- [Task description]: From the listing below, extract every line in which the word "this" appears.
++++++++
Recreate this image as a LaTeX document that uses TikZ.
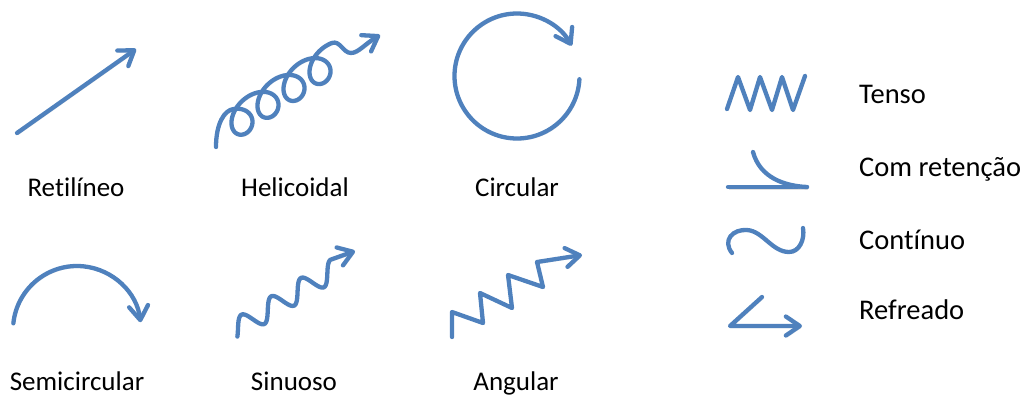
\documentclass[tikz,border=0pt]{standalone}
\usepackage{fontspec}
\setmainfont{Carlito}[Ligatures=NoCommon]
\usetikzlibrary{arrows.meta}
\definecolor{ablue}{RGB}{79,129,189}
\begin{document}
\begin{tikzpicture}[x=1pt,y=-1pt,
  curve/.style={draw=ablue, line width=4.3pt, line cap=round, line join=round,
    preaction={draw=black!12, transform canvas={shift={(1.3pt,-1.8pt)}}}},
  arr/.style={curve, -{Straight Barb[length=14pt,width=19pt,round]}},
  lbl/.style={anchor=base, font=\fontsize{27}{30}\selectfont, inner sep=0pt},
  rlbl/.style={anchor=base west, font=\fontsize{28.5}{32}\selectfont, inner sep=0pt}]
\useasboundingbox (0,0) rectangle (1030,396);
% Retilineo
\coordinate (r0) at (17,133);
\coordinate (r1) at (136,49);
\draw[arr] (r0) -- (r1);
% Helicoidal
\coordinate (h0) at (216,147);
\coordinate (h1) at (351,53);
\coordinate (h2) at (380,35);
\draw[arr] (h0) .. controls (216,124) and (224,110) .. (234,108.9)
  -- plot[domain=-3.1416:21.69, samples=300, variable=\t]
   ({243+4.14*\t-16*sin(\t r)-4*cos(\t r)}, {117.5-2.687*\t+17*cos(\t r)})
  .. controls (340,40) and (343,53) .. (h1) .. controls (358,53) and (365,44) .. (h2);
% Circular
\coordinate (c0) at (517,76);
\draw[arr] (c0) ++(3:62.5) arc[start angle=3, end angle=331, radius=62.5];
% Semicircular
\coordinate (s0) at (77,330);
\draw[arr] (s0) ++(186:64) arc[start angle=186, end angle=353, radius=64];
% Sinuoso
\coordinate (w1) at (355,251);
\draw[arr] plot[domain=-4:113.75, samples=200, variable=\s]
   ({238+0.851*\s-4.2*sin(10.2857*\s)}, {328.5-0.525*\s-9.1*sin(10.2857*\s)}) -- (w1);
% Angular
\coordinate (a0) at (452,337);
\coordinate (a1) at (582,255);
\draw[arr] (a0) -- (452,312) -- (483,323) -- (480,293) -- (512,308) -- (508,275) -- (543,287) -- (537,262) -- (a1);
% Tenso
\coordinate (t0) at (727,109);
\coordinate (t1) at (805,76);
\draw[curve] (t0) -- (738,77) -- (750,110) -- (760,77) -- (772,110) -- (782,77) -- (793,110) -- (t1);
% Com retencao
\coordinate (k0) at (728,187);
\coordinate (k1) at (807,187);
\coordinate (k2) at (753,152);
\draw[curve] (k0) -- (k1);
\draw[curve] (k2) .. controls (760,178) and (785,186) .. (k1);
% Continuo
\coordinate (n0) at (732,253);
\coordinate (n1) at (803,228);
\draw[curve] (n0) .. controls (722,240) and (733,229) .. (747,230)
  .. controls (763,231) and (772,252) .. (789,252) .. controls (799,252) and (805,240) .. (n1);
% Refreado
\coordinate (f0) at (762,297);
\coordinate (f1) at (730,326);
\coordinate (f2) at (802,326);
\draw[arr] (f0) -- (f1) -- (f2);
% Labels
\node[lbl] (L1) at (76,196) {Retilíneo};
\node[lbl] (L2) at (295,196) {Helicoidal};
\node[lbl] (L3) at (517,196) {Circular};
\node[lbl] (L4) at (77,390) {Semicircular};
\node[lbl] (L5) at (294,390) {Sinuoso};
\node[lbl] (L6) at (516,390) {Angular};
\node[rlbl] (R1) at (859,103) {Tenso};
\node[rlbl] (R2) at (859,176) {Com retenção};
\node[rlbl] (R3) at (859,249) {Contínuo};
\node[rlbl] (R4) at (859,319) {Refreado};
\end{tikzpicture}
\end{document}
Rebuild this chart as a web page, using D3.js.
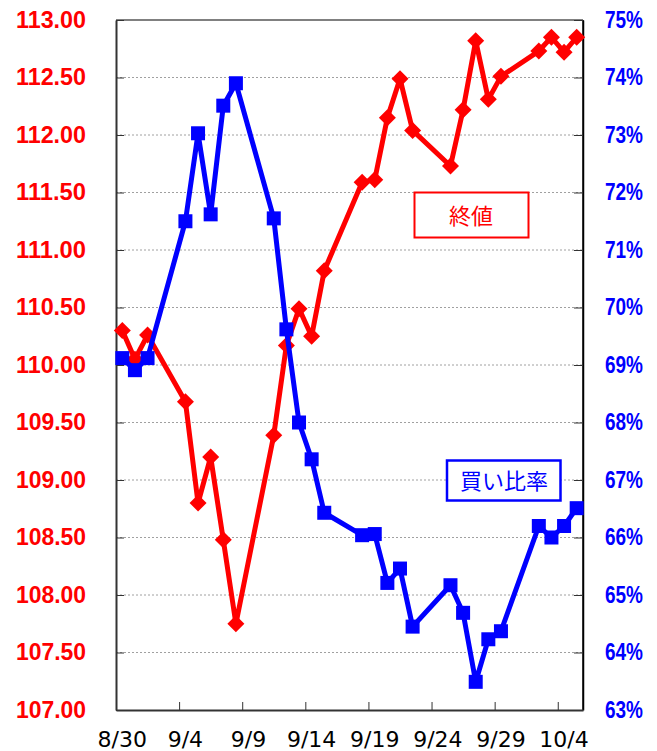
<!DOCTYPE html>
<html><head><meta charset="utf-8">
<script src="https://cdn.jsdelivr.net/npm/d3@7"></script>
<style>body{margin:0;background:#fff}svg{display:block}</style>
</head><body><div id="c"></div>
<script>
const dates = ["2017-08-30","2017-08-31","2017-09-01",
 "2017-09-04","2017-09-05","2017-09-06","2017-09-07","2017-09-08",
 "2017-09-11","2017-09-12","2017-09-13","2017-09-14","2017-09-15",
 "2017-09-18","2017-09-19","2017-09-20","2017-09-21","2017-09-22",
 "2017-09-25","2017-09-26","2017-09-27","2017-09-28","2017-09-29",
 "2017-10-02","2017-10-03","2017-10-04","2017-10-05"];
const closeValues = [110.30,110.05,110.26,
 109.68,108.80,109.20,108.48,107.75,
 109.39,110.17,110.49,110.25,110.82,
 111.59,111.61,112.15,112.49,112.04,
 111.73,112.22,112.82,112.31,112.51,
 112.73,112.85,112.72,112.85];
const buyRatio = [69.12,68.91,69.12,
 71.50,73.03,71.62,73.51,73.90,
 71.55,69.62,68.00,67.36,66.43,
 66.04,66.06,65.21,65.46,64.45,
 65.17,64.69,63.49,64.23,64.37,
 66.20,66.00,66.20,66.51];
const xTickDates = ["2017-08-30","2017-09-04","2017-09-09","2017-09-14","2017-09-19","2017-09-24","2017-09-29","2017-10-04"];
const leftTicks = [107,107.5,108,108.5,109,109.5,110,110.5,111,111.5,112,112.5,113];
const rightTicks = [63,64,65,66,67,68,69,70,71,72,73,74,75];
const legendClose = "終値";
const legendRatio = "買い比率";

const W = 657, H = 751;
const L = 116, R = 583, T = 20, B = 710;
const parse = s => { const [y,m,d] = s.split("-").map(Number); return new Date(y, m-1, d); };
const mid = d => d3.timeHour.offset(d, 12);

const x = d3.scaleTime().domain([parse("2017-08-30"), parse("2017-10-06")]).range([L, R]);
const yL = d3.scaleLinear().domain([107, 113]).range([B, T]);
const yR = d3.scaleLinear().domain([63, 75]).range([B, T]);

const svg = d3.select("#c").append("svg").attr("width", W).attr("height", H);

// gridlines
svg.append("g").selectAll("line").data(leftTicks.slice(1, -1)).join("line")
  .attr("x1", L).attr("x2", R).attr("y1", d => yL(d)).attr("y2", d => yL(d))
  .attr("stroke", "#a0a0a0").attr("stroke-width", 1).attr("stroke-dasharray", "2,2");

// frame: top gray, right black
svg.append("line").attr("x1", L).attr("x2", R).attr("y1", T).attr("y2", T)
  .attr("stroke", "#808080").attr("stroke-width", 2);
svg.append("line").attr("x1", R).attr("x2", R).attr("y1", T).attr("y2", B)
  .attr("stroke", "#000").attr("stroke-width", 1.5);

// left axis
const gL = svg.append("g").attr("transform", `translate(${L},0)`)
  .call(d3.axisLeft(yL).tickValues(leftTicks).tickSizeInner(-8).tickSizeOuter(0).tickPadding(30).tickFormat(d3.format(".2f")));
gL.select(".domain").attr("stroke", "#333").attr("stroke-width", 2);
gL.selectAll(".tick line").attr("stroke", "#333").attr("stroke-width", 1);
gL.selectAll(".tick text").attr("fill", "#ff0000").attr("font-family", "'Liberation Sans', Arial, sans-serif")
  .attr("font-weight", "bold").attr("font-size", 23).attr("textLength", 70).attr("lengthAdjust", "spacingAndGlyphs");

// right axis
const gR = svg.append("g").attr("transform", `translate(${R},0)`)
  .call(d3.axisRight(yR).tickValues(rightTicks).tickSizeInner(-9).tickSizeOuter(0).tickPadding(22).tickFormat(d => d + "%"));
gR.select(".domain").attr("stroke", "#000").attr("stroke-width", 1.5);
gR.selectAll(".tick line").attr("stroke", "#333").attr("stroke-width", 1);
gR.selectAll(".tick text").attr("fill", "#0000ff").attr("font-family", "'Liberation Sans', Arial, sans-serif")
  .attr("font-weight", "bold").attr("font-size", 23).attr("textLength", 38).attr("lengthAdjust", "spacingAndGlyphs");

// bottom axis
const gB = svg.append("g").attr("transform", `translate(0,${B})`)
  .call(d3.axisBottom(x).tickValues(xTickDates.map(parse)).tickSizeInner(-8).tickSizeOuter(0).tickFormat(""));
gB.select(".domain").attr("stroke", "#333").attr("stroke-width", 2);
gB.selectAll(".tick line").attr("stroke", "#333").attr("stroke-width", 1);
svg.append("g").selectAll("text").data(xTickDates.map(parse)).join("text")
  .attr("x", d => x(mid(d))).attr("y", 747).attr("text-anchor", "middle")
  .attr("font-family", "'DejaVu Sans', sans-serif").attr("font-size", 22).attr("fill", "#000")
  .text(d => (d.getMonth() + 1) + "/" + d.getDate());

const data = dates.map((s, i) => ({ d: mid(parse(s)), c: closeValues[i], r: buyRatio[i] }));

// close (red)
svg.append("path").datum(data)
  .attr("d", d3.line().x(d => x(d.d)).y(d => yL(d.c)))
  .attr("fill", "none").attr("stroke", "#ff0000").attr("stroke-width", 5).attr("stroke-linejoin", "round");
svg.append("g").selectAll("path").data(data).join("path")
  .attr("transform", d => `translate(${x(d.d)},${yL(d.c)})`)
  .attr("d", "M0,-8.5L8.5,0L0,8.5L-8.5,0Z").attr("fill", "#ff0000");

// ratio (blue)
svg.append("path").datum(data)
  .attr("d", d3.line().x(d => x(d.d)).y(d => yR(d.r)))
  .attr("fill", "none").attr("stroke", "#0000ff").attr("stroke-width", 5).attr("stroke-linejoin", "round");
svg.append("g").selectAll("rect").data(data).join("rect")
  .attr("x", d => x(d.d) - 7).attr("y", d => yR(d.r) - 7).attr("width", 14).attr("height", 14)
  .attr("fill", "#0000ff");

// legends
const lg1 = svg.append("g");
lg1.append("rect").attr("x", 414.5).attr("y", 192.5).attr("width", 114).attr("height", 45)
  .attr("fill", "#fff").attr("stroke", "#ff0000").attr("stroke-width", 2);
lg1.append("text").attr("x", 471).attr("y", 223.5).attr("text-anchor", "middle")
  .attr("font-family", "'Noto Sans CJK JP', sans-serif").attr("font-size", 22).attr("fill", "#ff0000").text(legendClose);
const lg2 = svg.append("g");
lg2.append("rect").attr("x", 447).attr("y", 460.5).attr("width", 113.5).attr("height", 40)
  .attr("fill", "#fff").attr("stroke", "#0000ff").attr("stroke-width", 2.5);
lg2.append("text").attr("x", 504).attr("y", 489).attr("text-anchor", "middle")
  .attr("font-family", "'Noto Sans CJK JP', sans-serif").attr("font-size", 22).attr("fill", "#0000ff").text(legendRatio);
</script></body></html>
++++++++
- [Correct answer]:
Recreate this image as a LaTeX document that uses TikZ.
Rebuild this chart as a web page, using D3.js.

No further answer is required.